WORK TO BE COMPLETED: Type out the data exactly as given. Skip any image.

SUPPLIED MATERIAL:
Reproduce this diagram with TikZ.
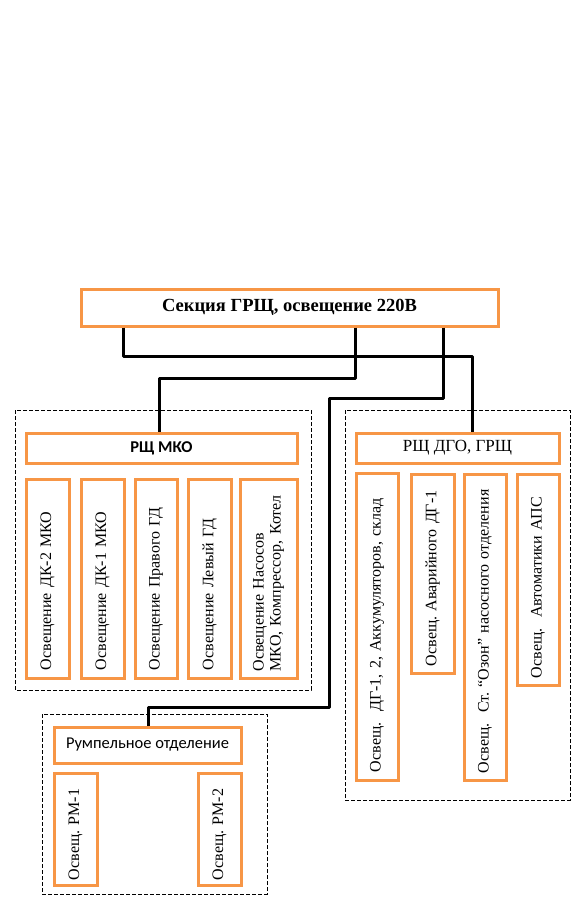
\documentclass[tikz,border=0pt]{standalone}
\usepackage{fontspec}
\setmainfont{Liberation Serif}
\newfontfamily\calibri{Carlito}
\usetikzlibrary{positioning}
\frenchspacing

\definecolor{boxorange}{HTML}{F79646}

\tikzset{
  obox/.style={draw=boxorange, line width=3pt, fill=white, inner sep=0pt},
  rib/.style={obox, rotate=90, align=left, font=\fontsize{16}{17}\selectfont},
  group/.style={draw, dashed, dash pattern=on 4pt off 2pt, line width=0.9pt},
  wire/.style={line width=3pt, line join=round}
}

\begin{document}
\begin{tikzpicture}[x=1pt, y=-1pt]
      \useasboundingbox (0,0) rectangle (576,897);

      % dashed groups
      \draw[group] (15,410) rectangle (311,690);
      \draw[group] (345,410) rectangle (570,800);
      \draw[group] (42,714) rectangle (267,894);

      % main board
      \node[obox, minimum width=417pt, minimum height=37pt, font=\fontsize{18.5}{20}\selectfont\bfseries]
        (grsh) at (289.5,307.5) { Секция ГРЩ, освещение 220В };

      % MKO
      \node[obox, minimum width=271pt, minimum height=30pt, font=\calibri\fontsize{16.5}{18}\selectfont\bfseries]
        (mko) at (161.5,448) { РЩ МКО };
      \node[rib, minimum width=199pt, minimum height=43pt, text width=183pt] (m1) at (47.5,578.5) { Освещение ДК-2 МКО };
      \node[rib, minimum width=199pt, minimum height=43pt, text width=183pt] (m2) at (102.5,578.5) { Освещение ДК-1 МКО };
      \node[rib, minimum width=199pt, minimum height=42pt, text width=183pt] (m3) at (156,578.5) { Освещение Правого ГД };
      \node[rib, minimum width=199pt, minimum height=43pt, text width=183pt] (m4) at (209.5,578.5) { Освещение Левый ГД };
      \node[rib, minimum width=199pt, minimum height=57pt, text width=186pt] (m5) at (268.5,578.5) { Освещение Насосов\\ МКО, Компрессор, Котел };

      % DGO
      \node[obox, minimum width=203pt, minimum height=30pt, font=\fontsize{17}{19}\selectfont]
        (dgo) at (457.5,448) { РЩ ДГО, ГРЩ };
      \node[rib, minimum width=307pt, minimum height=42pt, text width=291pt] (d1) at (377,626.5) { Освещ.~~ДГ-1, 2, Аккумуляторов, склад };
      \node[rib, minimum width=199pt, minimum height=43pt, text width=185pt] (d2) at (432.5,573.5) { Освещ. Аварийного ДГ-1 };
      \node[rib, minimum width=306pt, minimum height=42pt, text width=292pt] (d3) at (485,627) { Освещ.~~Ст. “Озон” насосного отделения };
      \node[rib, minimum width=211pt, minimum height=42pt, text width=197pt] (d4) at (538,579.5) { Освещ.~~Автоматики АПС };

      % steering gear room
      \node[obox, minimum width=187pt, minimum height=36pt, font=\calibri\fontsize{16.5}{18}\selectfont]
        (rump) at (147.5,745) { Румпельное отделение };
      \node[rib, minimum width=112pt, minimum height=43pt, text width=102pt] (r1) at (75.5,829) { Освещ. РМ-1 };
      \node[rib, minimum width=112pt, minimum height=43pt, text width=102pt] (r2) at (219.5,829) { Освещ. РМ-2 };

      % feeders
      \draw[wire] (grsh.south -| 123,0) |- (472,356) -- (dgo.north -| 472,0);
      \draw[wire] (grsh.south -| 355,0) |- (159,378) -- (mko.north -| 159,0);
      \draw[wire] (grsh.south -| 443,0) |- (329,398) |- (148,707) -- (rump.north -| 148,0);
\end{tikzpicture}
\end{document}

OUTPUT BELOW:
Reproduce this diagram with TikZ.
\documentclass[tikz,border=0pt]{standalone}
\usepackage{fontspec}
\setmainfont{Liberation Serif}
\newfontfamily\calibri{Carlito}
\usetikzlibrary{positioning}
\frenchspacing

\definecolor{boxorange}{HTML}{F79646}

\tikzset{
  obox/.style={draw=boxorange, line width=3pt, fill=white, inner sep=0pt},
  rib/.style={obox, rotate=90, align=left, font=\fontsize{16}{17}\selectfont},
  group/.style={draw, dashed, dash pattern=on 4pt off 2pt, line width=0.9pt},
  wire/.style={line width=3pt, line join=round}
}

\begin{document}
\begin{tikzpicture}[x=1pt, y=-1pt]
      \useasboundingbox (0,0) rectangle (576,897);

      % dashed groups
      \draw[group] (15,410) rectangle (311,690);
      \draw[group] (345,410) rectangle (570,800);
      \draw[group] (42,714) rectangle (267,894);

      % main board
      \node[obox, minimum width=417pt, minimum height=37pt, font=\fontsize{18.5}{20}\selectfont\bfseries]
        (grsh) at (289.5,307.5) { Секция ГРЩ, освещение 220В };

      % MKO
      \node[obox, minimum width=271pt, minimum height=30pt, font=\calibri\fontsize{16.5}{18}\selectfont\bfseries]
        (mko) at (161.5,448) { РЩ МКО };
      \node[rib, minimum width=199pt, minimum height=43pt, text width=183pt] (m1) at (47.5,578.5) { Освещение ДК-2 МКО };
      \node[rib, minimum width=199pt, minimum height=43pt, text width=183pt] (m2) at (102.5,578.5) { Освещение ДК-1 МКО };
      \node[rib, minimum width=199pt, minimum height=42pt, text width=183pt] (m3) at (156,578.5) { Освещение Правого ГД };
      \node[rib, minimum width=199pt, minimum height=43pt, text width=183pt] (m4) at (209.5,578.5) { Освещение Левый ГД };
      \node[rib, minimum width=199pt, minimum height=57pt, text width=186pt] (m5) at (268.5,578.5) { Освещение Насосов\\ МКО, Компрессор, Котел };

      % DGO
      \node[obox, minimum width=203pt, minimum height=30pt, font=\fontsize{17}{19}\selectfont]
        (dgo) at (457.5,448) { РЩ ДГО, ГРЩ };
      \node[rib, minimum width=307pt, minimum height=42pt, text width=291pt] (d1) at (377,626.5) { Освещ.~~ДГ-1, 2, Аккумуляторов, склад };
      \node[rib, minimum width=199pt, minimum height=43pt, text width=185pt] (d2) at (432.5,573.5) { Освещ. Аварийного ДГ-1 };
      \node[rib, minimum width=306pt, minimum height=42pt, text width=292pt] (d3) at (485,627) { Освещ.~~Ст. “Озон” насосного отделения };
      \node[rib, minimum width=211pt, minimum height=42pt, text width=197pt] (d4) at (538,579.5) { Освещ.~~Автоматики АПС };

      % steering gear room
      \node[obox, minimum width=187pt, minimum height=36pt, font=\calibri\fontsize{16.5}{18}\selectfont]
        (rump) at (147.5,745) { Румпельное отделение };
      \node[rib, minimum width=112pt, minimum height=43pt, text width=102pt] (r1) at (75.5,829) { Освещ. РМ-1 };
      \node[rib, minimum width=112pt, minimum height=43pt, text width=102pt] (r2) at (219.5,829) { Освещ. РМ-2 };

      % feeders
      \draw[wire] (grsh.south -| 123,0) |- (472,356) -- (dgo.north -| 472,0);
      \draw[wire] (grsh.south -| 355,0) |- (159,378) -- (mko.north -| 159,0);
      \draw[wire] (grsh.south -| 443,0) |- (329,398) |- (148,707) -- (rump.north -| 148,0);
\end{tikzpicture}
\end{document}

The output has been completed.